By Rich Lowry
Wednesday, May 07, 2025
Years and years ago, a television executive sent me to do
a media training.
We looked at some clips, including one where I was
convinced that I and the conservative host I was teamed up with had lost a
debate to a progressive. The host got a very basic factual question wrong, and
the progressive called him on it, and I assumed that was game, set, and match.
Oh, no — to the contrary, the trainer explained. Without
realizing it, the host made a wholly erroneous rejoinder to the progressive,
who was nonplussed, hesitated, and said “um” once or twice.
In that moment, when an extremely certain (but incorrect)
statement was matched up against a faltering (but correct) statement, the
extremely certain statement prevailed going away.
Good news: We had won, after all!
That’s how it goes on TV, which is highly sensitive to
nonverbal cues and rewards an unshakably confident bearing. This is why, for
instance, Bill O’Reilly never lost a debate on his old Fox show (he wasn’t the
aforementioned host, by the way). His guest might have been better informed and
might have been right about whatever was the question of the evening, but no
one could out-dominate O’Reilly on his own turf.
President Trump, too, never loses an exchange on stage or
during interviews. He is The O’Reilly Factor squared, liberated from the
confines of a studio and bestriding the world with an utterly impregnable
confidence that gives him an advantage in almost any circumstance.
Consider Trump’s MS-13 back-and-forth with Terry Moran of ABC News during a 100-days interview. The
president seemed to be suggesting that the alphanumeric “MS-13,” pretty clearly
added to a photo of Kilmar Abrego Garcia’s knuckle tattoos for the sake of
explicating what each image meant, were also tattooed on Abrego Garcia’s
fingers.
Moran contested this but didn’t want to get bogged down,
so he was the one who appeared a little skittish, while Trump came back to the
question again and again, spoke with total assurance, and upbraided Moran for
his alleged unwillingness to acknowledge reality.
The average viewer, judging by the standards that people
use when watching TV, surely would have thought Trump sounded right, just like
my TV host in the clip mentioned above.
This is why Trump can do any interview at any time and
not worry about getting cornered or looking particularly bad. Two of his big
100-days interviews were with Moran and Kristen Welker of Meet the Press,
not journalists you select as a Republican president if you are defensive and
afraid.
On Meet the Press, Trump bulldogged his way through
everything, no matter how awkward.
Whether he’s contradicting himself, advancing an
unpersuasive argument, or defending a falsehood, there’s never a doubt that
Trump is in control.
There’s a different way of achieving the same result. JD
Vance appears in control because he usually knows more than his interviewers.

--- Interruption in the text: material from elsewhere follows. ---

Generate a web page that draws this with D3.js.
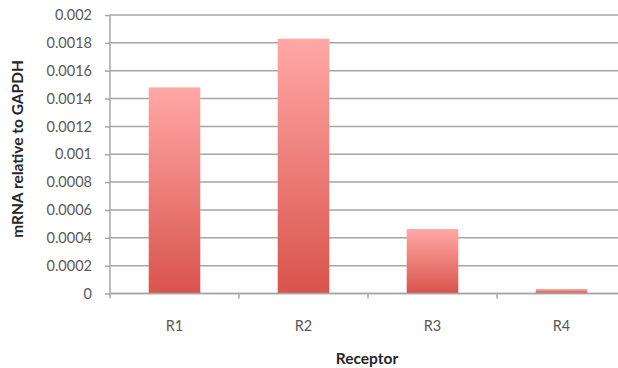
<!DOCTYPE html>
<html>
<head>
<meta charset="utf-8">
<script src="https://cdn.jsdelivr.net/npm/d3@7/dist/d3.min.js"></script>
<style>
  html, body { margin: 0; padding: 0; background: #fff; }
  svg { display: block; }
  text { font-family: Lato, "Open Sans", sans-serif; }
</style>
</head>
<body>
<svg id="chart" width="618" height="368"></svg>
<script>
// Receptor expression, normalised to GAPDH
const receptors = ["R1", "R2", "R3", "R4"];
const expression = [0.00148, 0.00183, 0.000463, 0.000032];
const yTicks = [0, 0.0002, 0.0004, 0.0006, 0.0008, 0.001, 0.0012, 0.0014, 0.0016, 0.0018, 0.002];
const yTickLabels = ["0", "0.0002", "0.0004", "0.0006", "0.0008", "0.001", "0.0012", "0.0014", "0.0016", "0.0018", "0.002"];
const xTitle = "Receptor";
const yTitle = "mRNA relative to GAPDH";

const svg = d3.select("#chart");
const margin = { left: 110, top: 15, bottom: 74.5 };
const plotRight = 626;
const height = 368;

const x = d3.scaleBand().domain(receptors).range([margin.left, plotRight]).paddingInner(0.6).paddingOuter(0.3);
const y = d3.scaleLinear().domain([0, 0.002]).range([height - margin.bottom, margin.top]);

// each bar fades from light pink at the top to red at the base
const defs = svg.append("defs");
const grad = defs.append("linearGradient")
  .attr("id", "barFill").attr("x1", 0).attr("y1", 0).attr("x2", 0).attr("y2", 1);
grad.append("stop").attr("offset", "0%").attr("stop-color", "#ffa8a6");
grad.append("stop").attr("offset", "100%").attr("stop-color", "#d9534c");

// horizontal gridlines
svg.append("g")
  .selectAll("line")
  .data(yTicks)
  .join("line")
  .attr("x1", margin.left).attr("x2", plotRight)
  .attr("y1", d => y(d)).attr("y2", d => y(d))
  .attr("stroke", "#a6a6a6").attr("stroke-width", 1.5);

// bars
svg.append("g")
  .selectAll("rect")
  .data(receptors.map((r, i) => ({ r, v: expression[i] })))
  .join("rect")
  .attr("x", d => x(d.r))
  .attr("width", x.bandwidth())
  .attr("y", d => y(d.v))
  .attr("height", d => y(0) - y(d.v))
  .attr("fill", "url(#barFill)");

// y axis
const yAxis = d3.axisLeft(y)
  .tickValues(yTicks)
  .tickFormat((d, i) => yTickLabels[i])
  .tickSize(5)
  .tickPadding(13);
const gy = svg.append("g").attr("transform", `translate(${margin.left},0)`).call(yAxis);
gy.select(".domain").attr("stroke", "#a6a6a6").attr("stroke-width", 1.5).attr("d", `M0,${y(0)}V${y(0.002)}`);
gy.selectAll(".tick line").attr("stroke", "#a6a6a6").attr("stroke-width", 1.5);
gy.selectAll(".tick text").attr("fill", "#595959").style("font-size", "14.5px").style("font-family", "Lato, sans-serif");

// x axis: ticks at category boundaries
const step = x.step();
const boundaries = receptors.map((r, i) => margin.left + i * step).concat([plotRight]);
const gx = svg.append("g");
gx.append("line")
  .attr("x1", margin.left).attr("x2", plotRight)
  .attr("y1", y(0)).attr("y2", y(0))
  .attr("stroke", "#a6a6a6").attr("stroke-width", 1.5);
gx.selectAll("line.tk")
  .data(boundaries)
  .join("line").attr("class", "tk")
  .attr("x1", d => d).attr("x2", d => d)
  .attr("y1", y(0)).attr("y2", y(0) + 5)
  .attr("stroke", "#a6a6a6").attr("stroke-width", 1.5);
gx.selectAll("text")
  .data(receptors)
  .join("text")
  .attr("x", d => x(d) + x.bandwidth() / 2)
  .attr("y", y(0) + 37)
  .attr("text-anchor", "middle")
  .attr("fill", "#595959")
  .style("font-size", "14.5px")
  .text(d => d);

// axis titles
svg.append("text")
  .attr("x", 367).attr("y", 364)
  .attr("text-anchor", "middle")
  .attr("fill", "#262626")
  .style("font-size", "15.5px").style("font-weight", "bold")
  .text(xTitle);

svg.append("text")
  .attr("transform", `translate(23,149) rotate(-90)`)
  .attr("text-anchor", "middle")
  .attr("fill", "#262626")
  .style("font-size", "15.5px").style("font-weight", "bold")
  .text(yTitle);
</script>
</body>
</html>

Trump is simply in control.
The president wouldn’t be where he is now without this
quality, but it permits him to get away with mind-bending leaps of logic and
reality-denying assertions that distort his movement and degrade the country’s
political conversation.
Trump’s confidence also gets him only so far; it can’t
overcome how people are feeling about matters affecting their daily lives (the
fallout of Covid in 2020 and perhaps the fallout of the trade war, if it is bad
later this year).
That said, Trump is a media trainer’s dream — all
overwhelming confidence, all the time.